* Begin PROVIDED DATA *

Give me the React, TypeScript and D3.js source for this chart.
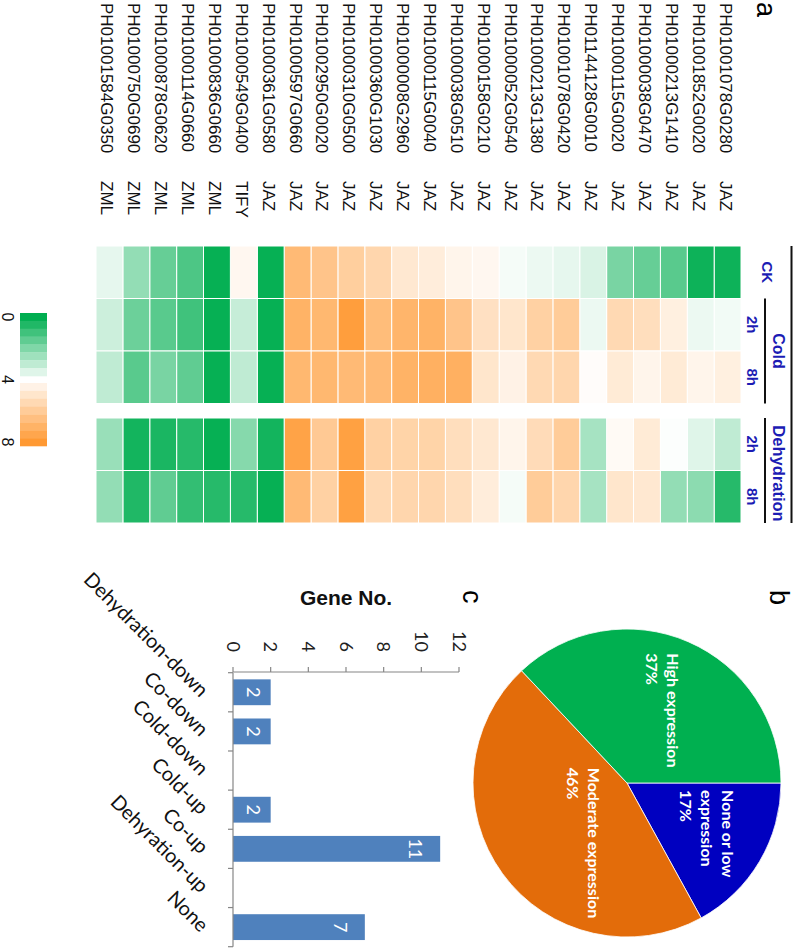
import * as d3 from "d3";

// heatmap rows (top to bottom in the upright figure)
const genes = [
  "PH01001078G0280", "PH01001852G0020", "PH01000213G1410", "PH01000038G0470",
  "PH01000115G0020", "PH01144128G0010", "PH01001078G0420", "PH01000213G1380",
  "PH01000052G0540", "PH01000158G0210", "PH01000038G0510", "PH01000115G0040",
  "PH01000008G2960", "PH01000360G1030", "PH01000310G0500", "PH01002950G0020",
  "PH01000597G0660", "PH01000361G0580", "PH01000549G0400", "PH01000836G0660",
  "PH01000114G0660", "PH01000878G0620", "PH01000750G0690", "PH01001584G0350",
];
const families = [
  "JAZ", "JAZ", "JAZ", "JAZ", "JAZ", "JAZ", "JAZ", "JAZ", "JAZ", "JAZ", "JAZ", "JAZ",
  "JAZ", "JAZ", "JAZ", "JAZ", "JAZ", "JAZ", "TIFY", "ZML", "ZML", "ZML", "ZML", "ZML",
];
const ckValues = [0.2, 0.2, 1.4, 1.6, 1.9, 3.4, 3.6, 3.7, 3.85, 4.3, 4.4, 4.7, 4.9, 5.6, 5.9, 6.3, 6.7, 0.1, 4.3, 0.1, 1.2, 1.6, 2.3, 3.6];
const cold2hValues = [3.8, 3.7, 4.6, 5.3, 5.5, 3.7, 6.0, 5.8, 5.0, 5.2, 6.3, 7.0, 6.9, 6.6, 7.8, 6.8, 7.0, 0.1, 3.1, 0.1, 1.0, 1.4, 1.7, 3.2];
const cold8hValues = [4.6, 4.4, 4.8, 4.4, 4.8, 4.1, 5.6, 5.5, 4.5, 5.0, 7.1, 7.1, 7.0, 6.7, 6.7, 6.8, 6.8, 0.1, 3.0, 0.1, 1.5, 1.9, 1.4, 3.0];
const dehy2hValues = [3.0, 3.5, 3.95, 4.8, 4.2, 2.6, 6.0, 5.4, 4.4, 4.9, 5.3, 5.7, 5.7, 5.8, 7.7, 6.1, 7.6, 0.3, 2.1, 0.1, 0.6, 0.4, 0.3, 2.4];
const dehy8hValues = [0.6, 2.2, 2.3, 4.9, 5.0, 2.6, 5.6, 6.0, 3.85, 4.7, 5.3, 5.6, 5.6, 5.5, 7.7, 5.8, 6.7, 0.1, 0.6, 0.6, 0.8, 1.5, 0.5, 2.3];
const legendTicks = [0, 4, 8];

// pie (b)
const pieNames = [["None or low", "expression"], ["Moderate expression"], ["High expression"]];
const piePercents = [17, 46, 37];
const pieColors = ["#0000C0", "#E36C0A", "#00B050"];

// bars (c)
const barCategories = ["Dehydration-down", "Co-down", "Cold-down", "Cold-up", "Co-up", "Dehyration-up", "None"];
const barCounts = [2, 2, 0, 2, 11, 0, 7];
const barTicks = [0, 2, 4, 6, 8, 10, 12];

const ARIAL = "'Liberation Sans', Arial, sans-serif";
const CAL = "Lato, 'Liberation Sans', sans-serif";
const BLUE = "#1c1cb4";

export default function App() {
  const color = d3.scaleLinear<string>()
    .domain([0, 4, 8])
    .range(["#00AE50", "#ffffff", "#FF9933"])
    .interpolate(d3.interpolateRgb);

  // ---- heatmap (a)
  const rowY = d3.scaleBand().domain(genes).range([53, 698]);
  const coldX = d3.scaleBand().domain(["CK", "Cold 2h", "Cold 8h"]).range([246, 403.5]);
  const dehyX = d3.scaleBand().domain(["Dehydration 2h", "Dehydration 8h"]).range([418, 523]);
  const columns = [
    { key: "CK", head: "CK", x: coldX, values: ckValues },
    { key: "Cold 2h", head: "2h", x: coldX, values: cold2hValues },
    { key: "Cold 8h", head: "8h", x: coldX, values: cold8hValues },
    { key: "Dehydration 2h", head: "2h", x: dehyX, values: dehy2hValues },
    { key: "Dehydration 8h", head: "8h", x: dehyX, values: dehy8hValues },
  ];

  // legend: stepped bands
  const greenSteps = d3.range(0, 4, 0.5);
  const orangeSteps = d3.range(4.5, 8.01, 0.5);
  const greenBand = d3.scaleBand<number>().domain(greenSteps).range([313, 376]);
  const orangeBand = d3.scaleBand<number>().domain(orangeSteps).range([383, 446]);
  const legendPos = (t: number) =>
    t === 0 ? greenBand(0)! + greenBand.bandwidth() / 2
      : t === 8 ? orangeBand(8)! + orangeBand.bandwidth() / 2
      : (376 + 383) / 2;

  // ---- pie (b)
  const pcx = 783, pcy = 167, pr = 154;
  const arcs = d3.pie<number>().sort(null).value((d) => d)(piePercents);
  const arc = d3.arc<d3.PieArcDatum<number>>().innerRadius(0).outerRadius(pr);
  const labelArc = d3.arc<d3.PieArcDatum<number>>().innerRadius(pr * 0.55).outerRadius(pr * 0.55);
  const labelNudge = [[-36, -22], [-65, -30], [-52, -6]];

  // ---- bars (c)
  const yV = d3.scaleLinear().domain([0, 12]).range([561, 335]);
  const xC = d3.scaleBand().domain(barCategories).range([672.7, 946.7]).paddingInner(0.34).paddingOuter(0.17);
  const step = xC.step();
  const x0 = xC.range()[0];

  return (
    <svg width={794} height={948} style={{ position: "absolute", left: 0, top: 0, background: "#fff" }}>
      <g transform="translate(794,0) rotate(90)">
        {/* panel letters */}
        <text x={2} y={37} fontFamily={ARIAL} fontSize={27}>a</text>
        <text x={590} y={24} fontFamily={ARIAL} fontSize={27}>b</text>
        <text x={590} y={331} fontFamily={ARIAL} fontSize={27}>c</text>

        {/* gene labels */}
        {genes.map((g, i) => (
          <g key={g}>
            <text x={3} y={rowY(g)! + rowY.bandwidth() / 2} dy="0.47em" fontFamily={ARIAL} fontSize={17} fill="#111">{g}</text>
            <text x={181} y={rowY(g)! + rowY.bandwidth() / 2} dy="0.47em" fontFamily={ARIAL} fontSize={17} fill="#111">{families[i]}</text>
          </g>
        ))}

        {/* cells */}
        {columns.map((c) =>
          c.values.map((v, i) => (
            <rect key={c.key + i} x={c.x(c.key)} y={rowY(genes[i])} width={c.x.bandwidth()} height={rowY.bandwidth()}
              fill={color(v)} stroke="#fff" strokeWidth={1} />
          ))
        )}

        {/* column headers */}
        <line x1={246} x2={523} y1={2.5} y2={2.5} stroke="#111" strokeWidth={2} />
        <line x1={coldX("Cold 2h")} x2={coldX.range()[1]} y1={29} y2={29} stroke="#111" strokeWidth={2} />
        <line x1={dehyX.range()[0]} x2={dehyX.range()[1]} y1={29} y2={29} stroke="#111" strokeWidth={2} />
        <text x={(coldX("Cold 2h")! + coldX.range()[1]) / 2} y={21} textAnchor="middle" fontFamily={ARIAL} fontWeight="bold" fontSize={16} fill={BLUE}>Cold</text>
        <text x={(dehyX.range()[0] + dehyX.range()[1]) / 2 + 3} y={21} textAnchor="middle" fontFamily={ARIAL} fontWeight="bold" fontSize={16.5} fill={BLUE}>Dehydration</text>
        {columns.map((c) => (
          <text key={"h" + c.key} x={c.x(c.key)! + c.x.bandwidth() / 2} y={c.head === "CK" ? 32 : 47} textAnchor="middle"
            fontFamily={ARIAL} fontWeight="bold" fontSize={15} fill={BLUE}>{c.head}</text>
        ))}

        {/* legend */}
        {greenSteps.map((s) => (
          <rect key={"g" + s} x={greenBand(s)} y={747} width={greenBand.bandwidth() + 0.3} height={27} fill={color(s)} />
        ))}
        {orangeSteps.map((s) => (
          <rect key={"o" + s} x={orangeBand(s)} y={747} width={orangeBand.bandwidth() + 0.3} height={27} fill={color(s)} />
        ))}
        {legendTicks.map((t) => (
          <text key={"lt" + t} x={legendPos(t)} y={792} textAnchor="middle" fontFamily={ARIAL} fontSize={16} fill="#111">{t}</text>
        ))}

        {/* pie */}
        <g transform={`translate(${pcx},${pcy})`}>
          {arcs.map((a, i) => (
            <path key={"p" + i} d={arc(a)!} fill={pieColors[i]} stroke="#fff" strokeWidth={0.8} />
          ))}
          {arcs.map((a, i) => {
            const [cx, cy] = labelArc.centroid(a);
            const lx = cx + labelNudge[i][0];
            const ly = cy + labelNudge[i][1];
            const lines = [...pieNames[i], `${piePercents[i]}%`];
            return (
              <text key={"pl" + i} x={lx} y={ly} fontFamily={CAL} fontWeight="bold" fontSize={16} fill="#fff">
                {lines.map((l, j) => (
                  <tspan key={j} x={lx} dy={j === 0 ? 0 : 21}>{l}</tspan>
                ))}
              </text>
            );
          })}
        </g>

        {/* bar chart */}
        <text transform={`translate(605,${(yV(0) + yV(12)) / 2}) rotate(-90)`} textAnchor="middle"
          fontFamily={ARIAL} fontWeight="bold" fontSize={21} fill="#111">Gene No.</text>
        <line x1={672} x2={672} y1={yV(0)} y2={yV(12)} stroke="#868686" strokeWidth={1.2} />
        {barTicks.map((t) => (
          <g key={"bt" + t}>
            <line x1={667} x2={672} y1={yV(t)} y2={yV(t)} stroke="#868686" strokeWidth={1.2} />
            <text x={652} y={yV(t)} dy="0.36em" textAnchor="end" fontFamily={CAL} fontSize={18} fill="#222">{t}</text>
          </g>
        ))}
        {barCategories.map((c, i) => (
          <rect key={"b" + c} x={xC(c)} y={yV(barCounts[i])} width={xC.bandwidth()} height={yV(0) - yV(barCounts[i])} fill="#4F81BD" />
        ))}
        {barCategories.map((c, i) =>
          barCounts[i] > 0 ? (
            <text key={"bv" + c} x={xC(c)! + xC.bandwidth() / 2} y={Math.min(yV(barCounts[i]) + 31, yV(0) - 14)}
              textAnchor="middle" fontFamily={CAL} fontSize={18} fill="#fff">{barCounts[i]}</text>
          ) : null
        )}
        <line x1={x0} x2={x0 + step * barCategories.length} y1={yV(0)} y2={yV(0)} stroke="#868686" strokeWidth={1.2} />
        {d3.range(barCategories.length + 1).map((k) => (
          <line key={"ct" + k} x1={x0 + k * step} x2={x0 + k * step} y1={yV(0)} y2={yV(0) + 5} stroke="#868686" strokeWidth={1.2} />
        ))}
        {barCategories.map((c) => (
          <text key={"cl" + c} transform={`translate(${xC(c)! + xC.bandwidth() / 2 + 6},${yV(0) + 33}) rotate(-45)`}
            textAnchor="end" fontFamily={CAL} fontSize={20} fill="#111">{c}</text>
        ))}
      </g>
    </svg>
  );
}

* End PROVIDED DATA *

* [WHAT TO WORK ON]:
Copy in full each line that holds the word "chart".

* [RESULT FOR THIS EXERCISE]:
Give me the React, TypeScript and D3.js source for this chart.
        {/* bar chart */}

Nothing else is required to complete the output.